The cavities of my brain are getting deeper and deeper every day, and until now I can’t find the answer that leads me to understand the games of our minds..

No one has the right to find out, I see the routes of our lives parallel..
Slow motion seems fast in the dark.
Do you know how many times I've tried to spit out what is left? And what is left turns out to be a lot more when I get inside.

My conscience turns when morning arrives, weather changes with the blink of our eyes, that’s the first thing that comes to my mind..

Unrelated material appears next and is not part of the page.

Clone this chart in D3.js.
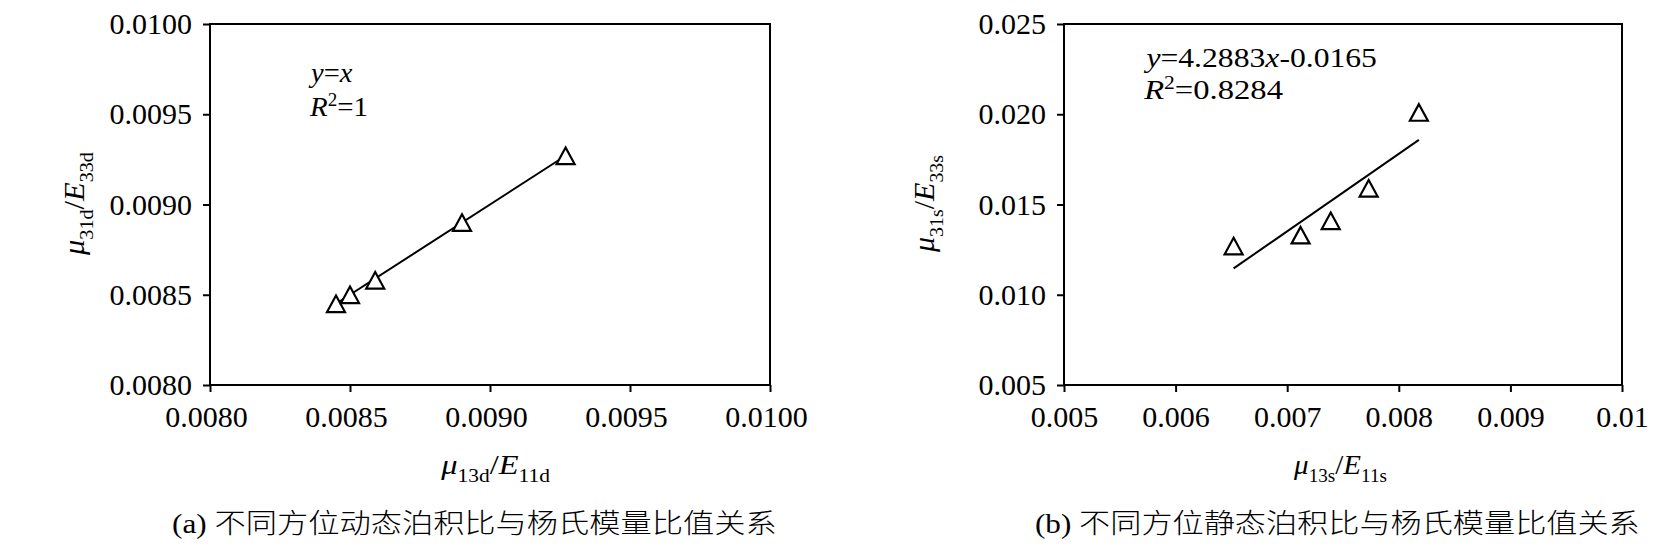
<!DOCTYPE html>
<html><head><meta charset="utf-8">
<script src="https://cdn.jsdelivr.net/npm/d3@7"></script>
<style>
body{margin:0;background:#fff}
svg{display:block}
text{font-family:"Liberation Serif","Times New Roman",serif;fill:#000}
</style>
</head><body>
<svg id="c" width="1654" height="553"></svg>
<script>
// ---- data ----
const dynX = [0.00845, 0.00850, 0.00859, 0.00890, 0.00927];
const dynY = [0.00845, 0.00850, 0.00858, 0.00890, 0.00927];
const statX = [0.00652, 0.00712, 0.00739, 0.00773, 0.00818];
const statY = [0.0127, 0.0133, 0.0141, 0.0159, 0.0201];
const dynFit = [1, 0];            // slope, intercept
const statFit = [4.2883, -0.0165];
const dynTicks = [0.0080, 0.0085, 0.0090, 0.0095, 0.0100];
const dynTickLabels = ["0.0080", "0.0085", "0.0090", "0.0095", "0.0100"];
const statXTicks = [0.005, 0.006, 0.007, 0.008, 0.009, 0.010];
const statXTickLabels = ["0.005", "0.006", "0.007", "0.008", "0.009", "0.01"];
const statYTicks = [0.005, 0.010, 0.015, 0.020, 0.025];
const statYTickLabels = ["0.005", "0.010", "0.015", "0.020", "0.025"];

const svg = d3.select("#c");

function rich(parent, parts, size) {
  const t = parent.append("text").attr("x", 0).attr("y", 0);
  let cur = 0;
  parts.forEach(p => {
    const off = p.sub ? size * 0.3 : p.sup ? -size * 0.36 : 0;
    const s = (p.sub || p.sup) ? size * 0.66 : (p.size || size);
    t.append("tspan").attr("dy", off - cur).attr("font-size", s)
      .attr("font-style", p.i ? "italic" : "normal")
      .attr("font-family", p.f || null)
      .attr("font-weight", p.w || null)
      .text(p.t);
    cur = off;
  });
  return t;
}
function place(parent, parts, size, o) {
  const g = parent.append("g");
  const inner = g.append("g");
  const t = rich(inner, parts, size);
  const bb = t.node().getBBox();
  const k = o.w ? o.w / bb.width : 1;
  const W = bb.width * k;
  const ax = o.anchor === "middle" ? -W / 2 : 0;
  g.attr("transform", `translate(${o.x},${o.y})` + (o.rotate ? ` rotate(${o.rotate})` : ""));
  inner.attr("transform", `translate(${ax - bb.x * k},0) scale(${k},1)`);
}

const triangle = {
  draw(ctx, size) {
    const w = Math.sqrt(size), h = w * 0.92;
    ctx.moveTo(0, -h / 2); ctx.lineTo(w / 2, h / 2); ctx.lineTo(-w / 2, h / 2); ctx.closePath();
  }
};

function panel(cfg) {
  const x = d3.scaleLinear().domain(cfg.xd).range([cfg.x0, cfg.x1]);
  const y = d3.scaleLinear().domain(cfg.yd).range([cfg.y1, cfg.y0]);
  const g = svg.append("g");
  const ax = g.append("g").attr("transform", `translate(0,${cfg.y1})`)
    .call(d3.axisBottom(x).tickValues(cfg.xt).tickFormat((d, i) => cfg.xl[i])
      .tickSize(7).tickSizeOuter(0).tickPadding(14));
  ax.selectAll("text").attr("dx", cfg.xdx || 0);
  const ay = g.append("g").attr("transform", `translate(${cfg.x0},0)`)
    .call(d3.axisLeft(y).tickValues(cfg.yt).tickFormat((d, i) => cfg.yl[i])
      .tickSize(7).tickSizeOuter(0).tickPadding(11));
  [ax, ay].forEach(a => {
    a.attr("font-family", null);
    a.select(".domain").remove();
    a.selectAll("line").attr("stroke", "#000").attr("stroke-width", 2);
    a.selectAll("text").attr("font-size", 30).attr("fill", "#000")
      .attr("font-family", "'Liberation Serif','Times New Roman',serif");
  });
  g.append("rect").attr("x", cfg.x0).attr("y", cfg.y0)
    .attr("width", cfg.x1 - cfg.x0).attr("height", cfg.y1 - cfg.y0)
    .attr("fill", "none").attr("stroke", "#000").attr("stroke-width", 2);
  const xmin = d3.min(cfg.xs), xmax = d3.max(cfg.xs);
  const f = v => cfg.fit[0] * v + cfg.fit[1];
  g.append("line").attr("x1", x(xmin)).attr("y1", y(f(xmin)))
    .attr("x2", x(xmax)).attr("y2", y(f(xmax)))
    .attr("stroke", "#000").attr("stroke-width", 2);
  g.selectAll("path.pt").data(cfg.xs).enter().append("path").attr("class", "pt")
    .attr("d", d3.symbol(triangle, 324))
    .attr("transform", (d, i) => `translate(${x(d)},${y(cfg.ys[i])})`)
    .attr("fill", "#fff").attr("stroke", "#000").attr("stroke-width", 2.2);
}

panel({x0: 210, x1: 770, y0: 24, y1: 385, xd: [0.008, 0.010], yd: [0.008, 0.010],
  xt: dynTicks, xl: dynTickLabels, yt: dynTicks, yl: dynTickLabels,
  xs: dynX, ys: dynY, fit: dynFit, xdx: -4});
panel({x0: 1064, x1: 1622, y0: 24, y1: 385, xd: [0.005, 0.010], yd: [0.005, 0.025],
  xt: statXTicks, xl: statXTickLabels, yt: statYTicks, yl: statYTickLabels,
  xs: statX, ys: statY, fit: statFit});

// axis titles
place(svg, [{t: "μ", i: true}, {t: "13d", sub: true}, {t: "/"}, {t: "E", i: true}, {t: "11d", sub: true}],
  27, {x: 495, y: 474, w: 110, anchor: "middle"});
place(svg, [{t: "μ", i: true}, {t: "13s", sub: true}, {t: "/"}, {t: "E", i: true}, {t: "11s", sub: true}],
  27, {x: 1340, y: 474, w: 94, anchor: "middle"});
place(svg, [{t: "μ", i: true}, {t: "31d", sub: true}, {t: "/"}, {t: "E", i: true}, {t: "33d", sub: true}],
  30, {x: 84, y: 204, w: 104, anchor: "middle", rotate: -90});
place(svg, [{t: "μ", i: true}, {t: "31s", sub: true}, {t: "/"}, {t: "E", i: true}, {t: "33s", sub: true}],
  30, {x: 934, y: 204, w: 98, anchor: "middle", rotate: -90});

// annotations
place(svg, [{t: "y", i: true}, {t: "="}, {t: "x", i: true}], 28, {x: 308, y: 82, w: 45});
place(svg, [{t: "R", i: true}, {t: "2", sup: true}, {t: "=1"}], 28, {x: 309, y: 116, w: 59});
place(svg, [{t: "y", i: true}, {t: "=4.2883"}, {t: "x", i: true}, {t: "-0.0165"}], 28, {x: 1143, y: 67, w: 234});
place(svg, [{t: "R", i: true}, {t: "2", sup: true}, {t: "=0.8284"}], 28, {x: 1143, y: 99, w: 140});

// captions
const cjk = "'Noto Sans CJK SC',sans-serif";
place(svg, [{t: "(a) "}, {t: "不同方位动态泊积比与杨氏模量比值关系", f: cjk, w: 300}], 27, {x: 172, y: 533, w: 605});
place(svg, [{t: "(b) "}, {t: "不同方位静态泊积比与杨氏模量比值关系", f: cjk, w: 300}], 27, {x: 1035, y: 533, w: 605});
</script>
</body></html>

I've tried to speak up but the tables have turned! And I can’t have anything in return, should I start building up this puzzle so that it fits correctly once again?
Next time I will cover my words, just to make sure I won’t leave earth again, my instincts run faster than truth, as long as I can still wake you up with my sight.

The story repeats again, but It’s not coming out of me yet.. When will it be the time, when I can finally stand up, wake up?

From this hill I can clearly see home, but when you think you’ll get it back, you turn your head to get a good slap in the face......

I’m not sure if I got something here to hold on to, but at the same time I always see myself in you. After all these time I’ve been thinking I have just realized, it will absolutely be worth trying.

All these written words burn at the time I end pronouncing them, because this unknown feeling doesn’t compare to anything.
After all these time I’ve been thinking I’ve just realized, today I know you’ll always be there just to keep me alive.

Oast

1 ke cachan lo que dije:

Maite said...

Oye una bestia la cancion! la letra está tan bakan... oí la canción y no me gustó tanto las vocales, pero está genialsasasasa!